KPK adu cepat dengan pelaksanaan sidang perdana
gugatan praperadilan pengacara senior Otto Cornelis (OC) Kaligis. Hasilnya,
gugatan OC ditolak pengadilan.
================
Pengacara senior yang satu ini senantiasa cerdik dan sukses memperjuangkan
kepentingan klien yang dibelanya. Tapi, kali ini rupanya OC Kaligis kalah
cerdik dibandingkan langkah Komisi Pemberantasan Korupsi (KPK).
Terbukti Hakim Pengadilan Negeri Jakarta Selatan (PN Jaksel)

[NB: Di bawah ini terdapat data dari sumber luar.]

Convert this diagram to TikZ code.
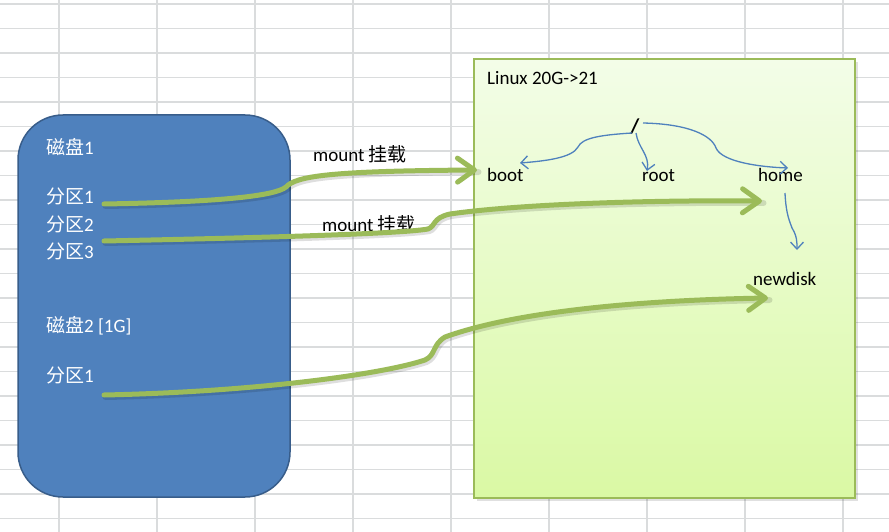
\documentclass[tikz,border=0pt]{standalone}
\usepackage{fontspec}
\setmainfont{Carlito}
\newfontfamily\cjk{Noto Sans CJK SC}
\usetikzlibrary{arrows.meta,calc}
\definecolor{gridc}{HTML}{DADCDD}
\definecolor{diskfill}{HTML}{4F81BD}
\definecolor{diskedge}{HTML}{385D8A}
\definecolor{linedge}{HTML}{9BBB59}
\definecolor{lintop}{HTML}{F3FDE8}
\definecolor{linbot}{HTML}{DAF9A4}
\definecolor{mountc}{HTML}{9BBB59}
\definecolor{treec}{HTML}{4F81BD}
\begin{document}
\begin{tikzpicture}[x=1pt,y=-1pt,
  disklabel/.style={anchor=base west,inner sep=0pt,text=white,font=\fontsize{19}{22}\selectfont},
  dirlabel/.style={anchor=base west,inner sep=0pt,text=black,font=\fontsize{19}{22}\selectfont},
  mountarrow/.style={draw=mountc,line width=5pt,line cap=round,-{Straight Barb[length=17pt,width=24pt,round]}},
  mountshadow/.style={draw=black,opacity=0.13,line width=6pt,line cap=round},
  treearrow/.style={draw=treec,line width=1.3pt,-{Straight Barb[length=7pt,width=13pt]}},
  boxshadow/.style={fill=black,opacity=0.12},
]
\useasboundingbox (0,0) rectangle (889,532);
\fill[white] (0,0) rectangle (889,532);
% spreadsheet grid
\foreach \k in {0,...,8} \draw[gridc,line width=1.5pt] (59+98*\k,0) -- (59+98*\k,532);
\foreach \k in {0,...,21} \draw[gridc,line width=1.5pt] (0,4+24.5*\k) -- (889,4+24.5*\k);

% disks box
\node[draw=diskedge, fill=diskfill, line width=1.5pt, rounded corners=45pt,
      minimum width=272pt, minimum height=382pt, inner sep=0pt] (disk) at (154,306) {};
% linux box
\fill[boxshadow] (477,62) rectangle (858,501);
\node[draw=linedge, line width=1.5pt, top color=lintop, bottom color=linbot,
      minimum width=381pt, minimum height=439pt, inner sep=0pt] (linux) at (664.5,278.5) {};

% texts in disk box
\node[disklabel] (d1)  at (46,155) {{\cjk 磁盘}1};
\node[disklabel] (p11) at (46,204) {{\cjk 分区}1};
\node[disklabel] (p12) at (46,231) {{\cjk 分区}2};
\node[disklabel] (p13) at (46,258) {{\cjk 分区}3};
\node[disklabel] (d2)  at (46,332) {{\cjk 磁盘}2 [1G]};
\node[disklabel] (p21) at (46,382) {{\cjk 分区}1};

% mount labels
\node[dirlabel] (m1) at (313,162) {mount {\cjk 挂载}};
\node[dirlabel] (m2) at (322,231) {mount {\cjk 挂载}};

% linux texts
\node[dirlabel] (lx) at (487,85) {Linux 20G->21};
\node[inner sep=0pt,font=\fontsize{21}{24}\selectfont\bfseries] (slash) at (635,127) {/};
\node[dirlabel] (boot) at (487,182) {boot};
\node[dirlabel] (rootd) at (642,182) {root};
\node[dirlabel] (home) at (758,182) {home};
\node[dirlabel] (newdisk) at (753,285) {newdisk};

% connector end points
\coordinate (s1) at (104,204);
\coordinate (e1) at (477,170);
\coordinate (s2) at (104,241);
\coordinate (e2) at (762,201);
\coordinate (s3) at (104,395);
\coordinate (e3) at (768,298);

\def\pathA{(s1) .. controls (220,202) and (275,196) .. (286,187) .. controls (296,176) and (330,171) .. (e1)}
\def\pathB{(s2) .. controls (250,238) and (400,234) .. (428,229) .. controls (436,226) and (432,218) .. (450,214) .. controls (520,204) and (650,200) .. (e2)}
\def\pathC{(s3) .. controls (250,392) and (380,375) .. (425,360) .. controls (436,355) and (432,345) .. (445,337) .. controls (520,310) and (650,300) .. (e3)}

\begin{scope}[transform canvas={xshift=1.5pt,yshift=-2pt}]
\draw[mountshadow] \pathA;
\draw[mountshadow] \pathB;
\draw[mountshadow] \pathC;
\end{scope}
\draw[mountarrow] \pathA;
\draw[mountarrow] \pathB;
\draw[mountarrow] \pathC;

% directory tree arrows
\coordinate (t1) at (632,133);
\coordinate (t2) at (636,133);
\coordinate (t3) at (643,123);
\coordinate (t4) at (785,193);
\coordinate (b1) at (520,163);
\coordinate (b2) at (647,171);
\coordinate (b3) at (788,168);
\coordinate (b4) at (797,250);
\draw[treearrow] (t1) .. controls (600,135) and (582,138) .. (578,147) .. controls (572,158) and (545,161) .. (b1);
\draw[treearrow] (t2) .. controls (638,148) and (650,155) .. (b2);
\draw[treearrow] (t3) .. controls (690,124) and (712,136) .. (716,148) .. controls (722,162) and (760,167) .. (b3);
\draw[treearrow] (t4) .. controls (786,215) and (790,222) .. (792,228) .. controls (797,236) and (797,242) .. (b4);
\end{tikzpicture}
\end{document}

menolak gugatan praperadilan Otto Cornelis (OC) Kaligis buat melawan penetapan
tersangkanya oleh Komisi Pemberantasan Korupsi (KPK). Dalam putusan yang
dibacakan pada sidang tanggal 24 Agustus lalu, hakim menilai pokok perkara
pemohon sudah dilimpahkan ke Pengadilan Tindak Pidana Korupsi (Tipikor) Jakarta
Pusat sejak 12 Agustus 2015. Dengan begitu praperadilan dinyatakan gugur.
"Menyatakan praperadilan pemohon atas nama Otto
Cornelis Kaligis gugur. Dalam pokok permohonan yang diajukan Otto Cornelis
Kaligis tidak dapat diterima," jelas Hakim Suprapto dalam putusannya di PN
Jakarta Selatan.
Dalam putusannya, hakim menyatakan, karena pokok perkara
sudah dilimpahkan ke pengadilan, maka status pemohon bukan lagi sebagai
tersangka, melainkan terdakwa. "Dan membebankan biaya perkara kepada
pemohon sebesar Rp10.000," tandas Hakim Suprapto.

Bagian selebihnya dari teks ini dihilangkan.